Mr. Welles also worked throughout his career as an actor in scores of films, including such movies as Black Magic, Prince of Foxes, and The Third Man, as well as performing on stage, radio, and television. Some of the other films in which Mr. Welles appeared include Jane Eyre, Follow the Boys, The Stranger, Duel in the Sun, The Black Rose, Trent's Last Case, Trouble in the Glen, Three Cases of Murder, Napoleon, Moby Dick, Man in the Shadow, The Roots of Heaven, The Long Hot Summer, Compulsion, Ferry to Hong Kong, Battle of Austerlitz, The, Crack in the Mirror, Lafayette, A Man for All Seasons, Casino Royale, The Immortal Story, Oedipus the King, House of Cards, Waterloo, The Kremlin Letter, and Catch-22.
In the late 1970s Mr. Welles began work on a series of documentaries about his movies, including Filming Othello, a documentary about the filming of his movie Othello, which has never been seen before.

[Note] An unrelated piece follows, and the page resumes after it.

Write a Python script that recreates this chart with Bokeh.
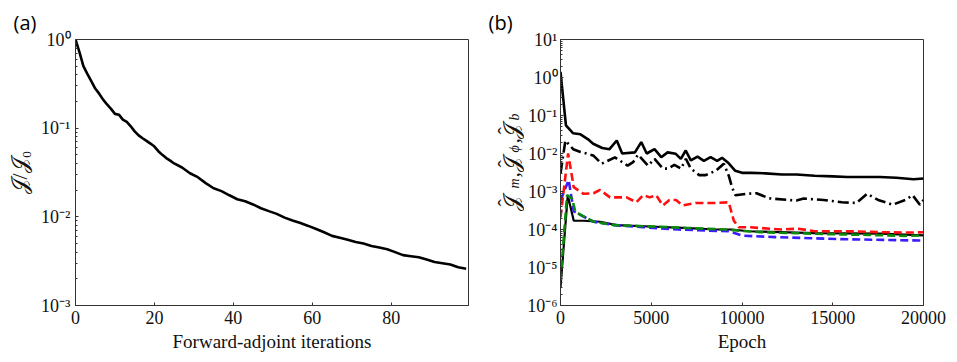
import math
from bokeh.plotting import figure
from bokeh.models import FixedTicker, Range1d
from bokeh.core.properties import value
from bokeh.layouts import row
from bokeh.embed import file_html
from bokeh.resources import INLINE

# ---------------- data: panel (a) ----------------
iters = [0, 1, 2, 3, 4, 5, 6, 7, 8, 9, 10, 11, 12, 13, 14, 15, 16, 17, 18, 19, 20,
         21, 22, 23, 24, 25, 27, 29, 31, 33, 35, 37, 39, 41, 43, 45, 47, 49, 51, 53,
         55, 57, 59, 61, 63, 65, 67, 69, 71, 73, 75, 77, 79, 81, 83, 85, 87, 89, 91,
         93, 95, 97, 99]
J_ratio = [1.0, 0.72, 0.50, 0.41, 0.34, 0.28, 0.245, 0.21, 0.185, 0.165, 0.145, 0.142,
           0.125, 0.118, 0.105, 0.092, 0.083, 0.077, 0.072, 0.067, 0.062, 0.055, 0.050,
           0.046, 0.043, 0.040, 0.036, 0.031, 0.028, 0.024, 0.021, 0.0195, 0.0175,
           0.0158, 0.0150, 0.0138, 0.0125, 0.0116, 0.0108, 0.0098, 0.0091, 0.0085,
           0.0079, 0.0073, 0.0067, 0.0061, 0.0058, 0.0055, 0.0052, 0.0050, 0.0047,
           0.0045, 0.0043, 0.0040, 0.0037, 0.0036, 0.0035, 0.0033, 0.0031, 0.0030,
           0.0029, 0.0027, 0.0026]

# ---------------- data: panel (b) ----------------
ep_m = [0, 300, 700, 1100, 1500, 1800, 2300, 2700, 3100, 3400, 4100, 4450, 4750, 5180,
        5550, 5900, 6350, 6630, 6900, 7180, 7550, 7900, 8270, 8630, 8900, 9270, 9630,
        10000, 10500, 11300, 12200, 13000, 14000, 15000, 15800, 16700, 17600, 18500,
        19450, 20000]
J_m = [1.4, 0.055, 0.034, 0.032, 0.024, 0.018, 0.014, 0.013, 0.022, 0.010, 0.0107,
       0.020, 0.0100, 0.013, 0.0080, 0.0107, 0.0098, 0.0072, 0.012, 0.0066, 0.0083,
       0.0064, 0.0080, 0.0064, 0.0077, 0.0055, 0.0035, 0.0031, 0.0031, 0.0030, 0.0028,
       0.0028, 0.0026, 0.0025, 0.0024, 0.0024, 0.0024, 0.0023, 0.0021, 0.0022]

ep_phi = [0, 270, 700, 1100, 1800, 2270, 3000, 3700, 4000, 4270, 4820, 5180, 5640,
          5910, 6270, 6640, 6910, 7180, 7640, 8000, 8550, 9000, 9270, 9450, 9640,
          10270, 10800, 11500, 12500, 13000, 13400, 14500, 15500, 16300, 16900, 17500,
          18300, 19000, 19400, 19800, 20000]
J_phi = [0.003, 0.022, 0.013, 0.011, 0.0089, 0.0054, 0.0079, 0.0048, 0.0059, 0.0093,
         0.0048, 0.0072, 0.0040, 0.0040, 0.0050, 0.0040, 0.0072, 0.0040, 0.0027,
         0.0027, 0.0035, 0.0054, 0.0026, 0.0013, 0.0008, 0.00087, 0.0009, 0.00066,
         0.0006, 0.00058, 0.00065, 0.0006, 0.00052, 0.0005, 0.00087, 0.0006, 0.00045,
         0.0006, 0.0008, 0.00045, 0.0006]

ep_red = [0, 420, 730, 1270, 1820, 2180, 2730, 3640, 4180, 4550, 4910, 5270, 5640,
          6000, 6360, 6730, 7450, 8550, 9270, 9550, 9820, 10360, 12180, 13090, 14000,
          15820, 17640, 19450, 20000]
J_red = [0.00021, 0.010, 0.0013, 0.00087, 0.0009, 0.0011, 0.0007, 0.0007, 0.00052,
         0.0008, 0.0007, 0.0008, 0.00043, 0.0006, 0.0006, 0.00043, 0.0005, 0.0005,
         0.00052, 0.00017, 0.000115, 0.000115, 0.0001, 0.000105, 0.00009, 0.00009,
         0.000085, 0.000083, 0.000085]

ep_blue = [0, 450, 730, 1820, 3000, 4550, 6500, 8180, 9270, 10000, 11820, 15270, 20000]
J_blue = [0.00058, 0.0020, 0.0003, 0.00016, 0.00013, 0.000115, 0.0001, 0.000093,
          0.00009, 0.000069, 0.000063, 0.000056, 0.000051]

ep_green = [0, 360, 640, 820, 1820, 3000, 5000, 7000, 9000, 11000, 13000, 15000,
            17000, 19000, 20000]
J_green = [4.6e-6, 0.0008, 0.00065, 0.00029, 0.00016, 0.00013, 0.00012, 0.00011,
           0.0001, 0.000085, 0.00008, 0.000075, 0.000072, 0.000068, 0.00007]

ep_k2 = [0, 400, 730, 1270, 2180, 3090, 4910, 6730, 8550, 9450, 10360, 14000, 17640,
         20000]
J_k2 = [3e-6, 0.0008, 0.00017, 0.00017, 0.00016, 0.00013, 0.00012, 0.00011, 0.0001,
        0.0001, 0.00009, 0.00008, 0.000078, 0.00007]

# ---------------- ticks ----------------
a_x_ticks = [0, 20, 40, 60, 80]
a_y_ticks = [1e-3, 1e-2, 1e-1, 1e0]
a_y_labels = ["10\u207b\u00b3", "10\u207b\u00b2", "10\u207b\u00b9", "10\u2070"]
b_x_ticks = [0, 5000, 10000, 15000, 20000]
b_y_ticks = [1e-6, 1e-5, 1e-4, 1e-3, 1e-2, 1e-1, 1e0, 1e1]
b_y_labels = ["10\u207b\u2076", "10\u207b\u2075", "10\u207b\u2074", "10\u207b\u00b3",
              "10\u207b\u00b2", "10\u207b\u00b9", "10\u2070", "10\u00b9"]

SERIF = "Liberation Serif, Times New Roman, serif"
TICK_SIZE = "18px"
LABEL_SIZE = "19px"


def minor_log(ticks):
    out = []
    for t in ticks[:-1]:
        out += [k * t for k in range(2, 10)]
    return out


def style(p, xt, yt, ylabels):
    p.xgrid.visible = False
    p.ygrid.visible = False
    p.outline_line_color = "#333333"
    p.outline_line_width = 1
    p.xaxis.ticker = FixedTicker(ticks=xt)
    p.yaxis.ticker = FixedTicker(ticks=yt, minor_ticks=minor_log(yt))
    p.yaxis.major_label_overrides = {t: l for t, l in zip(yt, ylabels)}
    for ax in (p.xaxis[0], p.yaxis[0]):
        ax.axis_line_color = "#333333"
        ax.major_tick_in = 3
        ax.major_tick_out = 0
        ax.minor_tick_in = 2
        ax.minor_tick_out = 0
        ax.major_tick_line_color = "#333333"
        ax.minor_tick_line_color = "#333333"
        ax.major_label_text_font = SERIF
        ax.major_label_text_font_size = TICK_SIZE
        ax.major_label_text_color = "#111111"
        ax.major_label_standoff = 5
        ax.axis_label_text_font = SERIF
        ax.axis_label_text_font_size = LABEL_SIZE
        ax.axis_label_text_font_style = "normal"
        ax.axis_label_text_color = "#111111"
        ax.axis_label_standoff = 4
    p.xaxis.minor_tick_line_color = None


def panel_title(p, text, offset):
    p.title.text = text
    p.title.align = "left"
    p.title.offset = offset
    p.title.standoff = 8
    p.title.text_font = "Open Sans"
    p.title.text_font_size = "20px"
    p.title.text_font_style = "normal"
    p.title.text_color = "black"


# ---------------- panel (a) ----------------
p1 = figure(width=480, height=362, y_axis_type="log",
            x_range=Range1d(0, 99.6), y_range=Range1d(1e-3, 1.0),
            output_backend="svg", toolbar_location=None,
            min_border_left=75, min_border_right=12, min_border_top=39,
            min_border_bottom=57)
style(p1, a_x_ticks, a_y_ticks, a_y_labels)
p1.xaxis.axis_label = "Forward-adjoint iterations"
p1.yaxis.axis_label = "\U0001D4A5/\U0001D4A5\u2080"
p1.yaxis.axis_label_text_font_size = "22px"
p1.yaxis.axis_label_standoff = 6
panel_title(p1, "(a)", -62)
p1.line(iters, J_ratio, line_color="black", line_width=2.6)

# ---------------- label strip (title "(b)" + y label of panel b) ----------------
# its frame lines up with the neighbouring frames; the ranges are set so that
# one data unit equals one pixel of the page (y counted from the top).
pl = figure(width=44, height=362, x_range=Range1d(480, 524), y_range=Range1d(305, 39),
            output_backend="svg", toolbar_location=None,
            x_axis_location=None, y_axis_location=None,
            min_border_left=0, min_border_right=0, min_border_top=39,
            min_border_bottom=57)
pl.outline_line_color = None
pl.xgrid.visible = False
pl.ygrid.visible = False
panel_title(pl, "(b)", 8)

main_txt = ["\U0001D4A5", ",", "\U0001D4A5", ",", "\U0001D4A5"]
main_y = [210, 177, 171, 143, 138]
hat_y = [206, 167, 134]
sub_txt = ["m", "\u03d5", "b"]
sub_y = [188, 152, 120]
rot = math.pi / 2
pl.text(x=[511] * len(main_txt), y=main_y, text=main_txt, angle=rot,
        text_font=value(SERIF), text_font_size="22px", text_color="#111111",
        text_baseline="alphabetic", text_align="left")
pl.text(x=[505] * len(hat_y), y=hat_y, text=["\u02c6"] * len(hat_y), angle=rot,
        text_font=value(SERIF), text_font_size="22px", text_color="#111111",
        text_baseline="alphabetic", text_align="left")
pl.text(x=[514] * len(sub_txt), y=sub_y, text=sub_txt, angle=rot,
        text_font=value(SERIF), text_font_size="14px", text_font_style="italic",
        text_color="#111111", text_baseline="alphabetic", text_align="left")

# ---------------- panel (b) ----------------
p2 = figure(width=433, height=362, y_axis_type="log",
            x_range=Range1d(0, 20000), y_range=Range1d(1e-6, 10.0),
            output_backend="svg", toolbar_location=None,
            min_border_left=33, min_border_right=34, min_border_top=39,
            min_border_bottom=57)
style(p2, b_x_ticks, b_y_ticks, b_y_labels)
p2.yaxis.major_label_standoff = 3
p2.xaxis.axis_label = "Epoch"

LW = 2.6
p2.line(ep_k2, J_k2, line_color="black", line_width=2.2)
p2.line(ep_blue, J_blue, line_color="#3b1cff", line_width=LW, line_dash="8 4")
p2.line(ep_green, J_green, line_color="#0a8a0a", line_width=LW, line_dash="8 4")
p2.line(ep_red, J_red, line_color="#ff1010", line_width=LW, line_dash="8 4")
p2.line(ep_phi, J_phi, line_color="black", line_width=LW, line_dash="11 4 2 4")
p2.line(ep_m, J_m, line_color="black", line_width=LW)

layout = row(p1, pl, p2)
open("out.html", "w").write(file_html(layout, INLINE))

At the time of his death on October 9, 1985, Mr. Welles was working on The Other Side of the Wind, a film he had begun filming in the 1970s, about a famous filmmaker (played by actor John Huston) and his struggle to find financing for his film. Mr. Welles himself spent much of his career traveling around the world in search of backing for his film projects. He once said that film "is the most expensive mistress that anyone could have, and I've been trying to support her ever since [my first picture]. It's a love you never cure yourself of."